There are few things to come out of all of this. Corbyn needs to be dragged into Welsh politics and used as a way to mobilise a movement around austerity with a focus primarily on the Tories in Westminster. If Labour are to halt their decline and push back the Tories and UKIP, this is how they will do it. There are no signs of this happening from the top, so people outside and inside Labour who want to fight against austerity need to push for Corbyn and McDonnell’s involvement in the anti austerity movement and build around that. This isn’t motivated by a desire to build Welsh Labour, but because it would be the most effective way of building a strong movement against austerity.

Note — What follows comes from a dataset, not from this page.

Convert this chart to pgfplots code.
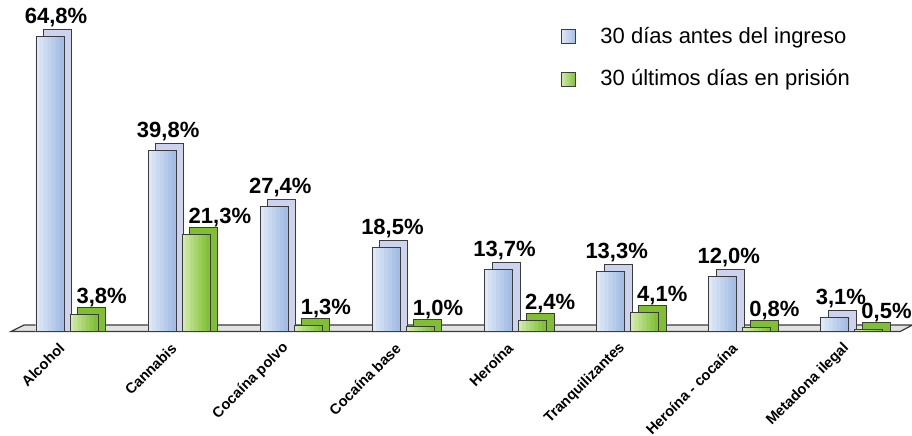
\documentclass[border=0pt]{standalone}
\usepackage{fontspec}
\setmainfont{Liberation Sans}
\usepackage{pgfplots}
\usepackage{pgfplotstable}
\pgfplotsset{compat=1.18}
\definecolor{bL}{RGB}{222,232,246}
\definecolor{bR}{RGB}{164,189,228}
\definecolor{bS}{RGB}{205,210,238}
\definecolor{gL}{RGB}{208,234,170}
\definecolor{gR}{RGB}{130,192,52}
\definecolor{gS}{RGB}{128,190,50}
\definecolor{edge}{RGB}{60,60,60}
\definecolor{floorc}{RGB}{226,226,226}
\pgfplotstableread{
x blue green
0 64.8 3.8
1 39.8 21.3
2 27.4 1.3
3 18.5 1.0
4 13.7 2.4
5 13.3 4.1
6 12.0 0.8
7 3.1 0.5
}\datatable
\newcommand{\frontstrip}[3]{%
  \addplot[ybar, bar width=2.4pt, bar shift=#2, fill=#3, draw=none, forget plot]
    table[x=x, y=#1] {\datatable};}
\begin{document}
\begin{tikzpicture}
\begin{axis}[
  scale only axis,
  width=448.5pt, height=165.75pt,
  xmin=-0.5, xmax=7.5, ymin=0, ymax=72.9,
  axis line style={draw=none},
  tick style={draw=none},
  clip=false,
  xtick=data,
  xticklabels={Alcohol,Cannabis,Cocaína polvo,Cocaína base,Heroína,Tranquilizantes,Heroína - cocaína,Metadona ilegal},
  xticklabel style={font=\bfseries\fontsize{7.3}{8.8}\selectfont, xshift=-2.5pt, rotate=45, anchor=east, inner sep=0pt},
  xticklabel shift=7pt,
  ytick=\empty,
  bar width=14pt,
  legend style={at={(rel axis cs:0.606,0.943)}, anchor=north west, draw=none, fill=none,
    font=\fontsize{11}{13}\selectfont, row sep=7.5pt},
  legend cell align=left,
]
% floor
\draw[fill=floorc, draw=edge, line width=0.6pt] (axis cs:-0.5,0) -- (axis cs:7.43,0) -- (axis cs:7.54,1.43) -- (axis cs:-0.384,1.43) -- cycle;
% blue depth
\addplot[ybar, bar shift=-4.75pt, fill=bS, draw=edge, line width=0.5pt, forget plot]
  table[x=x, y expr=\thisrow{blue}+1.54] {\datatable};
% blue front (stepped gradient)
\frontstrip{blue}{-14.5pt}{bR!0!bL}
\frontstrip{blue}{-12.5pt}{bR!17!bL}
\frontstrip{blue}{-10.5pt}{bR!33!bL}
\frontstrip{blue}{-8.5pt}{bR!50!bL}
\frontstrip{blue}{-6.5pt}{bR!67!bL}
\frontstrip{blue}{-4.5pt}{bR!83!bL}
\frontstrip{blue}{-2.5pt}{bR!100!bL}
\addplot[ybar, bar shift=-8.5pt, fill=none, draw=edge, line width=0.5pt,
  legend image code/.code={\draw[left color=bL, right color=bR, draw=edge, line width=0.5pt] (0pt,-3.5pt) rectangle (7pt,3.5pt); \path[draw=none, fill=none] (7pt,0) -- (17.5pt,0);},
  nodes near coords={\pgfmathprintnumber[fixed,fixed zerofill,precision=1,use comma,assume math mode=true]{\pgfplotspointmeta}\%},
  every node near coord/.append style={font=\bfseries\fontsize{11}{13}\selectfont, inner sep=0pt, anchor=base, yshift=6.5pt, xshift=-5.5pt, text=black}]
  table[x=x, y=blue] {\datatable};
\addlegendentry{30 días antes del ingreso}
% green depth
\addplot[ybar, bar shift=12.25pt, fill=gS, draw=edge, line width=0.5pt, forget plot]
  table[x=x, y expr=\thisrow{green}+1.54] {\datatable};
% green front
\frontstrip{green}{2.5pt}{gR!0!gL}
\frontstrip{green}{4.5pt}{gR!17!gL}
\frontstrip{green}{6.5pt}{gR!33!gL}
\frontstrip{green}{8.5pt}{gR!50!gL}
\frontstrip{green}{10.5pt}{gR!67!gL}
\frontstrip{green}{12.5pt}{gR!83!gL}
\frontstrip{green}{14.5pt}{gR!100!gL}
\addplot[ybar, bar shift=8.5pt, fill=none, draw=edge, line width=0.5pt,
  legend image code/.code={\draw[left color=gL, right color=gR, draw=edge, line width=0.5pt] (0pt,-3.5pt) rectangle (7pt,3.5pt); \path[draw=none, fill=none] (7pt,0) -- (17.5pt,0);},
  nodes near coords={\pgfmathprintnumber[fixed,fixed zerofill,precision=1,use comma,assume math mode=true]{\pgfplotspointmeta}\%},
  every node near coord/.append style={font=\bfseries\fontsize{11}{13}\selectfont, inner sep=0pt, anchor=base west, yshift=5.5pt, xshift=4.5pt, text=black}]
  table[x=x, y=green] {\datatable};
\addlegendentry{30 últimos días en prisión}
\coordinate (sw) at (rel axis cs:0,0);
\coordinate (ne) at (rel axis cs:1,1);
\end{axis}
\pgfresetboundingbox
\path ([xshift=-5.5pt,yshift=-51.75pt]sw) rectangle ([xshift=2pt]ne);
\end{tikzpicture}
\end{document}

Similarly, if Plaid Cymru want to do well, and Welsh Labour remain hostile to Corbyn, they will seek to drive a wedge between the Labour party in Wales and the leadership in London. As Leanne Wood’s spectacular result showed in Rhondda, this strategy can be very successful. To do this they would need to be much more political in what they are saying. Overall, their campaign felt very narrow, wrongly had a go at the Welsh NHS, and spoke abstractly about a better Wales. Whether they now have the capacity to challenge Labour from the left depends on Leanne Wood, who is now much stronger, but also on how Welsh Labour handle themselves from now on.
The task for socialists has to be to build wherever possible a stronger radical left that can relate effectively to issues such as steel, fight racism and utilise Corbyn over anti-austerity. This also involves trying to build a broad group that can hit UKIP. The two things aren’t mutually exclusive and what the Welsh election shows us is that they are urgent tasks. Watching the results for the radical left in elections in Northern Ireland has been an inspiration. The dynamics of Labourism in Wales make a similar proposition here more tricky, but the ability to organise our side still exists. This can be seen right now in the incredible all out strike by museum workers across Wales.
These are opportunities to build from. They need to be taken as the situation as it is can’t last. There is a long term crisis and we, not the right, need to be able to seize this.